Darwen moor is beautiful this afternoon, the cotton grass running up the low rise of Cartridge hill, picking out the contours and the hollows in between, adding shape to the landscape as a painter brushes in highlights. There is a slight haze, but plenty of fair weather clouds sailing like galleons in formation, their sails full of a billowing jolliness. There are curiously few birds. I see larks, but they are keeping their heads low, and there is no rapture about them, as if the mugginess has put the same lead in their wings and as it has put in my legs.
There are notices about heath fires. The moor is very dry, now, and I note the rushes in even the worst of the bogs are showing pale brown, and look brittle, like they are dying back for want of a drink. The paths are dusty, the moor is wide open, and hot, but mercifully less humid at altitude. We come to the little oasis of Lyon’s Den, a green fold in the upper reaches of Stepback brook – cool shade from trees planted around the ancient dwelling, which is now just a pile of mossy stones, while the trees live on. Here, we try some shots against a dynamic sky, and wonder about the small lives that were passed here. We imagine ourselves born into those same times, and wonder what we would have been, what we would have made of ourselves, if there would have been the same pathways out of humble beginnings.

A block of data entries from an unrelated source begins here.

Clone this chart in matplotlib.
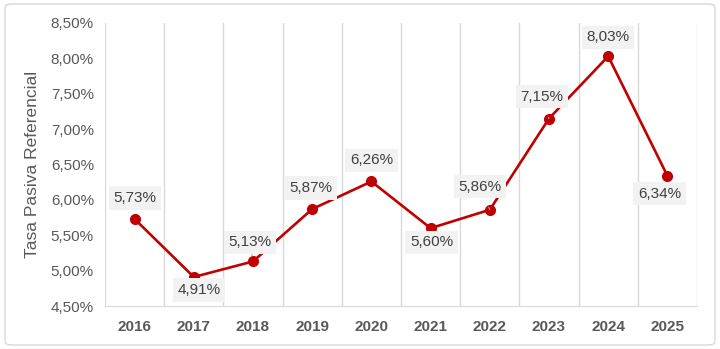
import matplotlib
matplotlib.use("Agg")
import matplotlib.pyplot as plt
from matplotlib.patches import FancyBboxPatch
from matplotlib.ticker import FuncFormatter, MultipleLocator

plt.rcParams['font.family'] = ['Liberation Sans', 'DejaVu Sans']

years = ["2016", "2017", "2018", "2019", "2020", "2021", "2022", "2023", "2024", "2025"]
rates = [5.73, 4.91, 5.13, 5.87, 6.26, 5.60, 5.86, 7.15, 8.03, 6.34]
label_offsets = [(0, 21), (5, -13), (-3, 19), (-1, 21), (0, 21), (1, -14), (-10, 23), (-7, 22), (0, 19), (-8, -18)]
leaders = [False, False, True, False, False, False, True, True, False, False]

fig = plt.figure(figsize=(7.2, 3.49), dpi=100)
fig.patches.append(FancyBboxPatch((5/720, 4/349), 710/720, 341/349,
                                  boxstyle="round,pad=0,rounding_size=0.01",
                                  transform=fig.transFigure, fill=False,
                                  edgecolor="#d9d9d9", linewidth=1))
ax = fig.add_axes([105/720, 1-306/349, 592/720, 283/349])

x = list(range(len(years)))
ax.plot(x, rates, color="#C00000", linewidth=1.9, marker="o", markersize=7,
        markerfacecolor="#C00000", markeredgecolor="#C00000", zorder=3)

ax.set_xlim(-0.5, len(years) - 0.5)
ax.set_ylim(4.5, 8.5)
ax.yaxis.set_major_locator(MultipleLocator(0.5))
ax.yaxis.set_major_formatter(FuncFormatter(lambda v, p: f"{v:.2f}%".replace(".", ",")))
ax.set_xticks(x)
ax.set_xticklabels(years, fontweight="bold", fontsize=11, color="#595959")
ax.tick_params(axis="y", labelsize=11, labelcolor="#595959", length=0, pad=8)
ax.tick_params(axis="x", length=0, pad=10)

for b in range(len(years) + 1):
    ax.axvline(b - 0.5, color="#d9d9d9", linewidth=1, zorder=0)

for s in ["top", "right", "left"]:
    ax.spines[s].set_visible(False)
ax.spines["bottom"].set_color("#d9d9d9")

ax.set_ylabel("Tasa Pasiva Referencial", fontsize=12.5, color="#595959", labelpad=8)

for xi, v, off, ld in zip(x, rates, label_offsets, leaders):
    txt = f"{v:.2f}%".replace(".", ",")
    kw = {}
    if ld:
        kw["arrowprops"] = dict(arrowstyle="-", color="#a6a6a6", linewidth=0.8, shrinkA=7, shrinkB=4)
    ax.annotate(txt, (xi, v), xytext=off, textcoords="offset pixels",
                ha="center", va="center", fontsize=11, color="#404040",
                bbox=dict(boxstyle="square,pad=0.3", facecolor="#f2f2f2", edgecolor="none"),
                zorder=4, **kw)

fig.savefig("out.png", dpi=100)
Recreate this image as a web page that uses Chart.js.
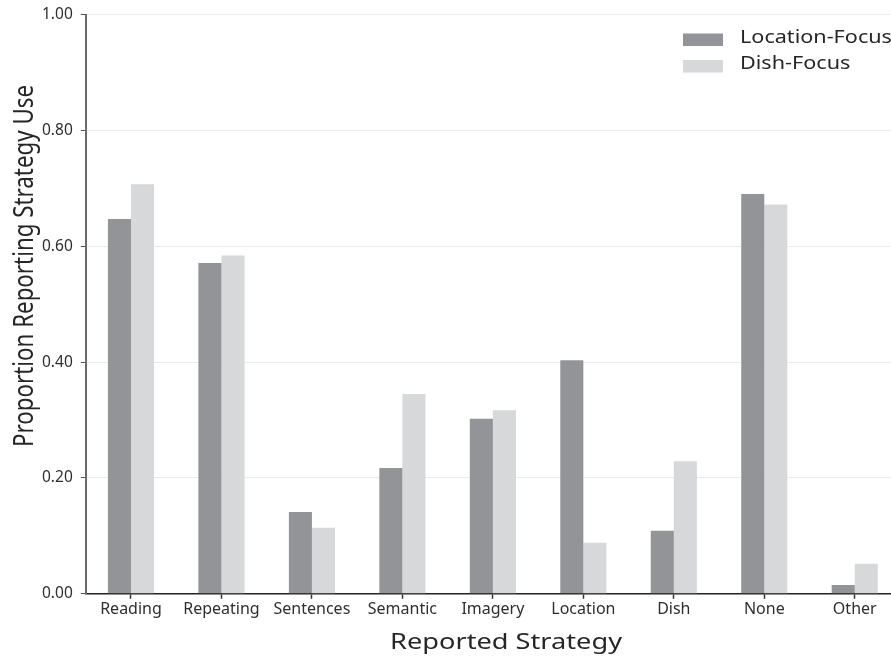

And then we’re back at the car, ready for coffee, and a rest from the heat. We click the radio on to hear the government’s ethics advisor has resigned, after coming under pressure to approve of something unethical and, in his words, “odious”. There is some doubt if he will be replaced. In the history of our islands, all of this strikes me as a very grave state of affairs. We turn the radio off, dislike its company these days, and drive home. Mid-June on the moors. They have the most colour, I think, and the cotton grass is especially beautiful just now.